What You Need To Know

  • The Eagle Rock Tiny Homes Village will be situated in a parking lot at the northernmost end of Figueroa Street in LA

  • The tiny home village will provide 100 beds to individuals experiencing homelessness in Eagle Rock

  • It is the second tiny home village in Councilmember Kevin de Leon's district to break ground in four months

  • In August, the City Council approved de Leon's A Way Home plan to bring 25,000 new homeless housing units online by 2025

“We have more unhoused individuals living on our streets today than any city in America except for New York City,” said de León, who represents the district encompassing the Northeast neighborhoods of Boyle Heights, Eagle Rock, El Sereno, Garvanza, Glassell Park, Highland Park, Lincoln Heights and Monterey Hills. 

Homelessness is LA’s “mark of shame” and “the moral crisis of our time,” de León said. “Last year alone, 1,383 human beings lost their lives on the streets of LA.”

In August, LA City Council approved de León’s A Way Home plan to bring 25,000 new homeless housing units online by 2025. More than 41,000 Angelenos are currently unhoused, according to the most recent Los Angeles Homelessness Services Authority’s homeless count. 

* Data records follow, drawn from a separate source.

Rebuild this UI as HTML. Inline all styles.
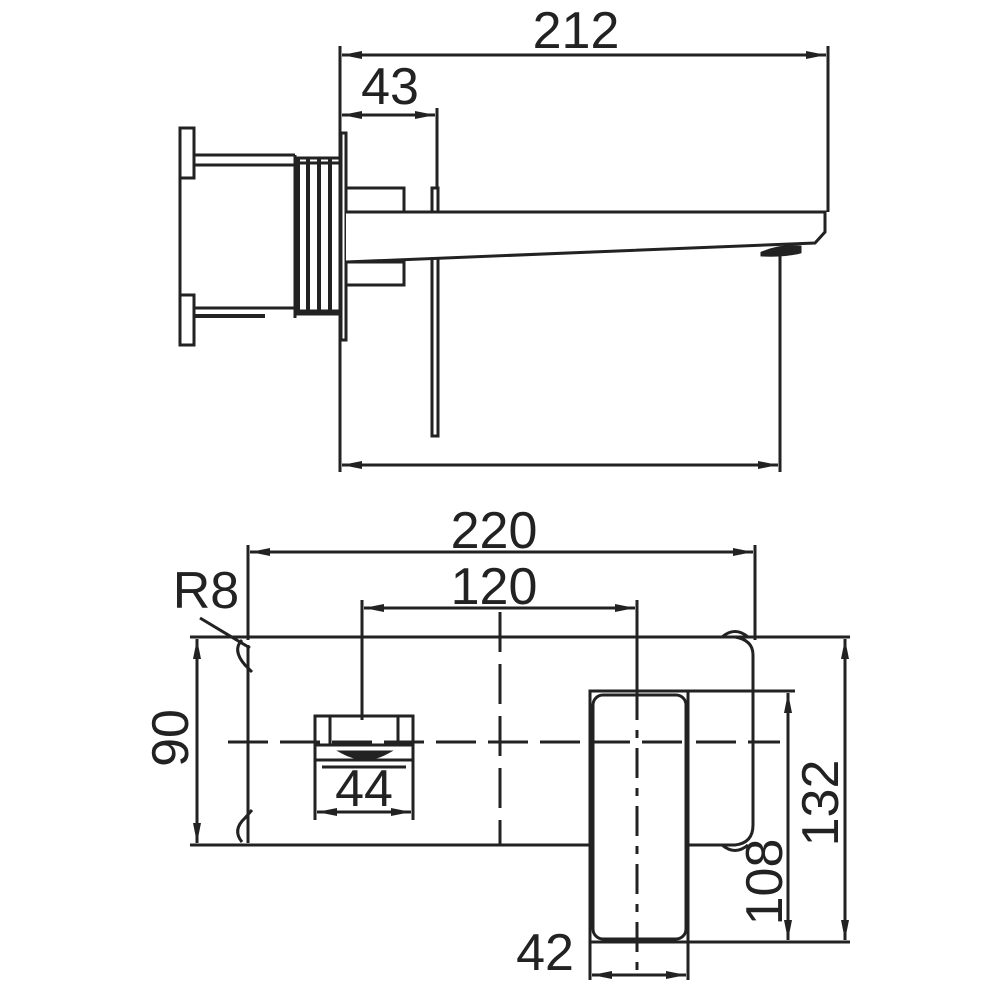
<!DOCTYPE html>
<html><head><meta charset="utf-8"><style>
html,body{margin:0;padding:0;background:#fff}
svg{display:block}
text{font-family:"Liberation Sans",sans-serif;fill:#222;font-size:52px}
</style></head><body>
<svg width="1000" height="1000" viewBox="0 0 1000 1000" xmlns="http://www.w3.org/2000/svg">
<defs>
<marker id="a" viewBox="0 0 20 8" refX="20" refY="4" markerWidth="20" markerHeight="8" markerUnits="userSpaceOnUse" orient="auto-start-reverse">
<path d="M0,0 L20,4 L0,8 Z" fill="#222"/></marker>
</defs>
<g stroke="#222" stroke-width="3" fill="none">
<line x1="340" y1="46" x2="340" y2="472"/>
<line x1="828" y1="46" x2="828" y2="212"/>
<line x1="342" y1="55" x2="826" y2="55" marker-start="url(#a)" marker-end="url(#a)"/>
<line x1="437" y1="108" x2="437" y2="188"/>
<line x1="342" y1="115" x2="435" y2="115" marker-start="url(#a)" marker-end="url(#a)"/>
<line x1="780" y1="255" x2="780" y2="472"/>
<line x1="342" y1="465" x2="778" y2="465" marker-start="url(#a)" marker-end="url(#a)"/>
<rect x="180" y="128" width="14" height="50"/>
<rect x="180" y="295" width="14" height="50"/>
<line x1="180" y1="178" x2="180" y2="295"/>
<line x1="194" y1="155" x2="295" y2="155"/>
<line x1="194" y1="165" x2="295" y2="165"/>
<line x1="194" y1="308" x2="295" y2="308"/>
<line x1="194" y1="316" x2="265" y2="316" stroke-width="4"/>
<line x1="295" y1="155" x2="295" y2="318"/>
<rect x="295" y="158" width="45" height="156"/>
<line x1="298" y1="158" x2="298" y2="314" stroke-width="4"/>
<line x1="308" y1="158" x2="308" y2="314" stroke-width="4"/>
<line x1="319" y1="158" x2="319" y2="314" stroke-width="4"/>
<line x1="330" y1="158" x2="330" y2="314" stroke-width="4"/>
<line x1="295" y1="163" x2="340" y2="163"/>
<line x1="295" y1="311" x2="340" y2="311"/>
<rect x="341" y="133" width="5" height="207"/>
<rect x="346" y="188" width="58" height="24"/>
<rect x="346" y="262" width="58" height="23"/>
<rect x="432" y="188" width="6" height="248"/>
<path d="M346,212 L825,212 L825,232 L815,243 L346,262" fill="#fff"/>
<path d="M762,253 Q780,245 800,247 L800,252 Q785,256 762,255 Z" fill="#222"/>
<line x1="248" y1="545" x2="248" y2="640"/>
<line x1="755" y1="545" x2="755" y2="640"/>
<line x1="250" y1="552" x2="753" y2="552" marker-start="url(#a)" marker-end="url(#a)"/>
<line x1="362" y1="600" x2="362" y2="720"/>
<line x1="637" y1="600" x2="637" y2="690"/>
<line x1="364" y1="608" x2="635" y2="608" marker-start="url(#a)" marker-end="url(#a)"/>
<line x1="190" y1="637" x2="850" y2="637"/>
<line x1="190" y1="845" x2="590" y2="845"/>
<path d="M248,645 L248,843"/>
<path d="M688,845 L735,845 Q753,843 753,825 L753,655 Q753,640 735,637"/>
<path d="M242,640 Q232,650 245,665 L252,672"/>
<path d="M242,842 Q232,830 245,818 L252,810"/>
<path d="M722,637 Q735,626 748,637"/>
<path d="M722,845 Q735,856 748,845"/>
<line x1="197" y1="639" x2="197" y2="843" marker-start="url(#a)" marker-end="url(#a)"/>
<line x1="200" y1="618" x2="250" y2="648"/>
<path d="M228,742 H780" stroke-dasharray="40,12"/>
<path d="M500,612 V845" stroke-dasharray="40,12"/>
<rect x="315" y="716" width="98" height="44"/>
<line x1="330" y1="716" x2="330" y2="745"/>
<line x1="398" y1="716" x2="398" y2="745"/>
<line x1="315" y1="745" x2="413" y2="745"/>
<line x1="315" y1="760" x2="315" y2="820"/>
<line x1="413" y1="760" x2="413" y2="820"/>
<line x1="322" y1="767" x2="406" y2="767"/>
<path d="M342,752 Q365,765 388,752 Z" fill="#222"/>
<line x1="317" y1="812" x2="411" y2="812" marker-start="url(#a)" marker-end="url(#a)"/>
<rect x="590" y="691" width="98" height="251" fill="#fff"/>
<rect x="593" y="695" width="93" height="244" rx="10"/>
<line x1="688" y1="691" x2="795" y2="691"/>
<line x1="688" y1="942" x2="850" y2="942"/>
<line x1="590" y1="942" x2="590" y2="980"/>
<line x1="688" y1="942" x2="688" y2="980"/>
<line x1="637" y1="690" x2="637" y2="975" stroke-dasharray="30,10,8,10"/>
<path d="M590,742 H688" stroke-dasharray="40,12"/>
<line x1="592" y1="975" x2="686" y2="975" marker-start="url(#a)" marker-end="url(#a)"/>
<line x1="788" y1="693" x2="788" y2="940" marker-start="url(#a)" marker-end="url(#a)"/>
<line x1="845" y1="639" x2="845" y2="940" marker-start="url(#a)" marker-end="url(#a)"/>
</g>
<text x="576" y="48" text-anchor="middle">212</text>
<text x="390" y="104" text-anchor="middle">43</text>
<text x="494" y="548" text-anchor="middle">220</text>
<text x="494" y="604" text-anchor="middle">120</text>
<text x="206" y="608" text-anchor="middle">R8</text>
<text x="364" y="806" text-anchor="middle">44</text>
<text x="545" y="970" text-anchor="middle">42</text>
<text transform="translate(188,738) rotate(-90)" text-anchor="middle">90</text>
<text transform="translate(782,882) rotate(-90)" text-anchor="middle">108</text>
<text transform="translate(838,803) rotate(-90)" text-anchor="middle">132</text>
</svg>
</body></html>
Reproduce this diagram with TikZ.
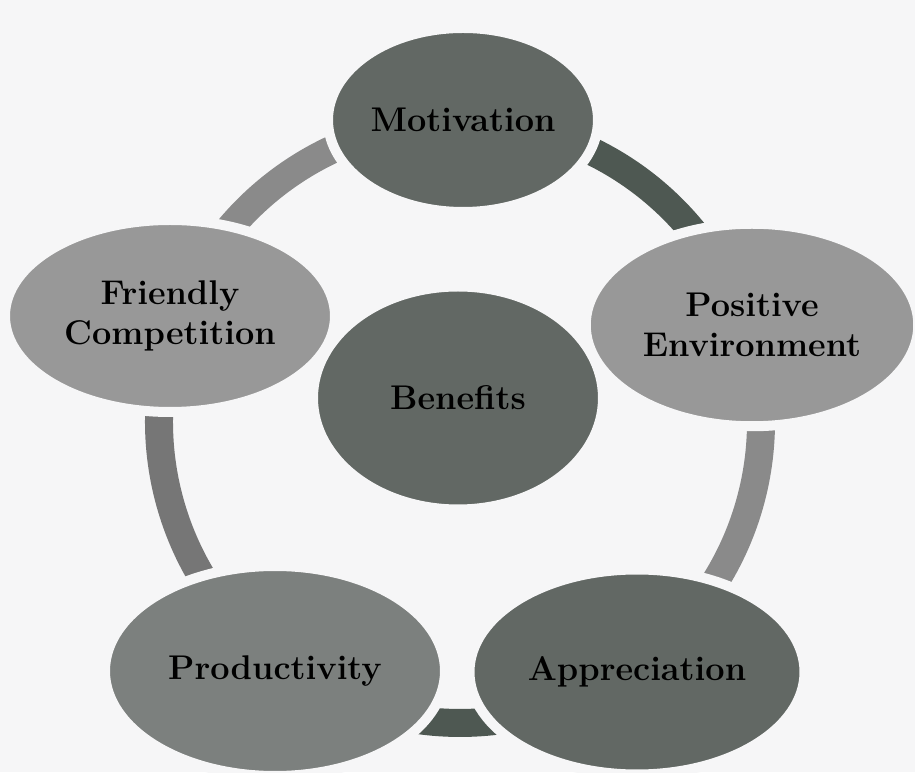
\documentclass[tikz,border=0pt]{standalone}
\usepackage{fontspec}
\usepackage{xcolor}
\usetikzlibrary{shapes.geometric}

\definecolor{bgcol}{RGB}{246,246,247}
\definecolor{darkfill}{RGB}{98,104,100}
\definecolor{midfill}{RGB}{124,128,126}
\definecolor{lightfill}{RGB}{152,152,152}
\definecolor{ringdark}{RGB}{78,88,82}
\definecolor{ringlight}{RGB}{138,138,138}
\definecolor{ringmid}{RGB}{118,118,118}

\begin{document}
\begin{tikzpicture}[every node/.style={ellipse, draw=bgcol, line width=0.2cm, inner sep=0pt, align=center,
    font=\bfseries\fontsize{19.5}{23}\selectfont},
    ringseg/.style={line width=0.56cm}]
      \useasboundingbox[fill=bgcol] (0,0) rectangle (18.3,15.44);
      \coordinate (ring) at (9.2,7.0);

      % Anello
      \draw[ringseg, ringdark] ([shift={(18.4:6.02)}]ring) arc[start angle=18.4, end angle=89.4, radius=6.02];
      \draw[ringseg, ringlight] ([shift={(89.4:6.02)}]ring) arc[start angle=89.4, end angle=159.9, radius=6.02];
      \draw[ringseg, ringmid] ([shift={(159.9:6.02)}]ring) arc[start angle=159.9, end angle=233.4, radius=6.02];
      \draw[ringseg, ringdark] ([shift={(233.4:6.02)}]ring) arc[start angle=233.4, end angle=305.3, radius=6.02];
      \draw[ringseg, ringlight] ([shift={(305.3:6.02)}]ring) arc[start angle=305.3, end angle=378.4, radius=6.02];

      % Cerchio esterno
      \node (mot) at (9.26,13.04) [fill=darkfill, minimum width=5.4cm, minimum height=3.68cm] {Motivation};
      \node (pos) at (15.04,8.94) [fill=lightfill, minimum width=6.65cm, minimum height=4.05cm] {Positive\\Environment};
      \node (app) at (12.74,2.00) [fill=darkfill, minimum width=6.7cm, minimum height=4.1cm] {Appreciation};
      \node (pro) at (5.50,2.02) [fill=midfill, minimum width=6.8cm, minimum height=4.2cm] {Productivity};
      \node (fri) at (3.40,9.12) [fill=lightfill, minimum width=6.6cm, minimum height=3.84cm] {Friendly\\Competition};

      % Centro
      \node (ben) at (9.16,7.48) [fill=darkfill, minimum width=5.8cm, minimum height=4.46cm] {Benefits};
    \end{tikzpicture}
\end{document}
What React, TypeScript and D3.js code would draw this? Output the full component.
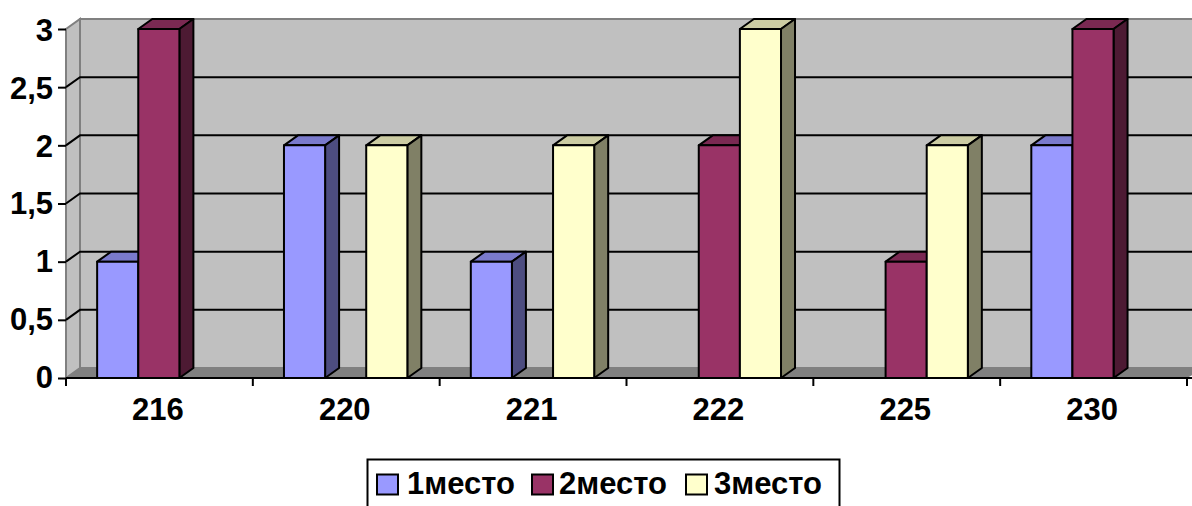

Situated in an underused parking lot between the east and west on-ramps for the 134 Freeway just a few hundred feet from a growing homeless encampment under an overpass, the Eagle Rock Tiny Homes Village will consist of prefabricated housing units providing 100 beds that will serve a population of unhoused individuals living in the Eagle Rock community. The project is expected to be completed in 90 days.

Earlier this year, De Leon’s office broke ground on the nation’s largest tiny home village in the country, about two miles down the road, in Highland Park. That project consists of 117 tiny homes and will provide transitional housing to 224 individuals. 

Made by the Washington-based company Pallet, each tiny home measures 8 feet by 8 feet and has a locking door, four windows with screens, heating, cooling and electricity, as well as a fire extinguisher, smoke detector and carbon monoxide monitor. The company also provides storage and a folding bed that can be doubled up into a bunk and stowed away when not in use.

Each tiny home costs the city about $8,000, including delivery and assembly, according to a Pallet spokesperson.

The Department of Public Works has approved 10 tiny home villages for LA, seven of which have already been completed.

Like the handful of other tiny home villages that have opened within the last year, Hope of the Valley Rescue Mission will treat residents’ mental health issues and addiction before they're placed in permanent supportive housing. Hope of the Valley opened LA’s first tiny home village in North Hollywood nine months ago and has since opened additional villages in North Hollywood’s Alexandria Park, Reseda and Tarzana. 

Additional tiny home villages in downtown Los Angeles and Boyle Heights are in the process of being built with nearly 100 new homes apiece.